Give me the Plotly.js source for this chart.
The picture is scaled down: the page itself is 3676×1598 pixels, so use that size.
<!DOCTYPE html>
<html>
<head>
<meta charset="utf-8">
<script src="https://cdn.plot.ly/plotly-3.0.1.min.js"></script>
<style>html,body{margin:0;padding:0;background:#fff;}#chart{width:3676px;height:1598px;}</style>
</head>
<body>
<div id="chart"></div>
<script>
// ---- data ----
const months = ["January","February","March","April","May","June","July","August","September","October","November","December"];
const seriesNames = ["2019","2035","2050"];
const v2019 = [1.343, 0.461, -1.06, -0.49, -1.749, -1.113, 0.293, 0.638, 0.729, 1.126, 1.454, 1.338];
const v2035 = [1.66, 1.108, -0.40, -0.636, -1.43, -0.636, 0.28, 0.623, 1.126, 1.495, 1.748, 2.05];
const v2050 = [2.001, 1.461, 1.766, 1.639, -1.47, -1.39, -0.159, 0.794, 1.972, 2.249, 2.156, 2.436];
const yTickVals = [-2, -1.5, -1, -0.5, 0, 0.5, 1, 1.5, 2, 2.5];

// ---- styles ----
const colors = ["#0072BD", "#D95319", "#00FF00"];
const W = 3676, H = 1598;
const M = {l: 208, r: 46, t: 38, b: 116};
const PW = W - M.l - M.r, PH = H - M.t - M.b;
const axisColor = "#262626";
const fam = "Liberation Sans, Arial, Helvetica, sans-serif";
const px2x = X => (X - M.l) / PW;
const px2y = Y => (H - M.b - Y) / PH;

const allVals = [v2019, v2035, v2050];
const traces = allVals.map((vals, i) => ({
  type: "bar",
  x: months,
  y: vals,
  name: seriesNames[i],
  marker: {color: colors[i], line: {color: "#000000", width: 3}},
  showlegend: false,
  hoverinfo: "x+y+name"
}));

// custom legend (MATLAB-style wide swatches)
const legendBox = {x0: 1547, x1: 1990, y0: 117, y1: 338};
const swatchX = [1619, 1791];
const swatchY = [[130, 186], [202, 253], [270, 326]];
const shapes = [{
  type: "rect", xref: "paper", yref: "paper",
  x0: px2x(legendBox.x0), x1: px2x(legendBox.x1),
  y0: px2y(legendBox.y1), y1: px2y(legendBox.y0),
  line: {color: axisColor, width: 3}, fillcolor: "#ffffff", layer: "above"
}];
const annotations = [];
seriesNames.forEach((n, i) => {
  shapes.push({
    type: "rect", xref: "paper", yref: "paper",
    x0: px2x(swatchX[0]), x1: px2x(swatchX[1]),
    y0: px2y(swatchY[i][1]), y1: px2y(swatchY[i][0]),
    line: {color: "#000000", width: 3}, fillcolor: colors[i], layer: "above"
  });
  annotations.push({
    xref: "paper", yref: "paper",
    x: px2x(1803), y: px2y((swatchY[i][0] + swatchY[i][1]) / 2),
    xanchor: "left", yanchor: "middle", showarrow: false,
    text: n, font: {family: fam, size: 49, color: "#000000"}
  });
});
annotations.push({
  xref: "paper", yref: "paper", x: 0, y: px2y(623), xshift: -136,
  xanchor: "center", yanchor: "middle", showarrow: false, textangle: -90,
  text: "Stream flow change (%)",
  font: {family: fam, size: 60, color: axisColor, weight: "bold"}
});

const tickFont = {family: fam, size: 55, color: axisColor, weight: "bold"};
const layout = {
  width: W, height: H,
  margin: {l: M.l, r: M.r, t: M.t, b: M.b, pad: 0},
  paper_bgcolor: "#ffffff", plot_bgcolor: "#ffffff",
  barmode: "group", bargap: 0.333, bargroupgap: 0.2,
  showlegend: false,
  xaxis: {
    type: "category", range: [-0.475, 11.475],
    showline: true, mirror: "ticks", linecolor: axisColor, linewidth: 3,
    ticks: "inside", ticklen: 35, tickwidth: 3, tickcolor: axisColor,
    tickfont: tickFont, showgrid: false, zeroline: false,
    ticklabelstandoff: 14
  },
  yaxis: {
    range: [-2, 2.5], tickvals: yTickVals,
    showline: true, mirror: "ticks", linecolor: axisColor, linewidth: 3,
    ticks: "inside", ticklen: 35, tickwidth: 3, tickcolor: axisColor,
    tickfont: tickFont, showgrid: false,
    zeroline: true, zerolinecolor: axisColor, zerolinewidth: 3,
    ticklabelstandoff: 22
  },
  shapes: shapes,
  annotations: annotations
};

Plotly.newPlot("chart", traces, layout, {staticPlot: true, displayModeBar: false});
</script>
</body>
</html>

··········

**EXERCISE OBJECTIVE**
Repeat exactly, please, each line from the beginning of the data through the line with "const px2y = Y => (H - M.b - Y) / PH;" in it, and only those lines.

**OUTPUT FOR THIS TASK**
Give me the Plotly.js source for this chart.
The picture is scaled down: the page itself is 3676×1598 pixels, so use that size.
<!DOCTYPE html>
<html>
<head>
<meta charset="utf-8">
<script src="https://cdn.plot.ly/plotly-3.0.1.min.js"></script>
<style>html,body{margin:0;padding:0;background:#fff;}#chart{width:3676px;height:1598px;}</style>
</head>
<body>
<div id="chart"></div>
<script>
// ---- data ----
const months = ["January","February","March","April","May","June","July","August","September","October","November","December"];
const seriesNames = ["2019","2035","2050"];
const v2019 = [1.343, 0.461, -1.06, -0.49, -1.749, -1.113, 0.293, 0.638, 0.729, 1.126, 1.454, 1.338];
const v2035 = [1.66, 1.108, -0.40, -0.636, -1.43, -0.636, 0.28, 0.623, 1.126, 1.495, 1.748, 2.05];
const v2050 = [2.001, 1.461, 1.766, 1.639, -1.47, -1.39, -0.159, 0.794, 1.972, 2.249, 2.156, 2.436];
const yTickVals = [-2, -1.5, -1, -0.5, 0, 0.5, 1, 1.5, 2, 2.5];

// ---- styles ----
const colors = ["#0072BD", "#D95319", "#00FF00"];
const W = 3676, H = 1598;
const M = {l: 208, r: 46, t: 38, b: 116};
const PW = W - M.l - M.r, PH = H - M.t - M.b;
const axisColor = "#262626";
const fam = "Liberation Sans, Arial, Helvetica, sans-serif";
const px2x = X => (X - M.l) / PW;
const px2y = Y => (H - M.b - Y) / PH;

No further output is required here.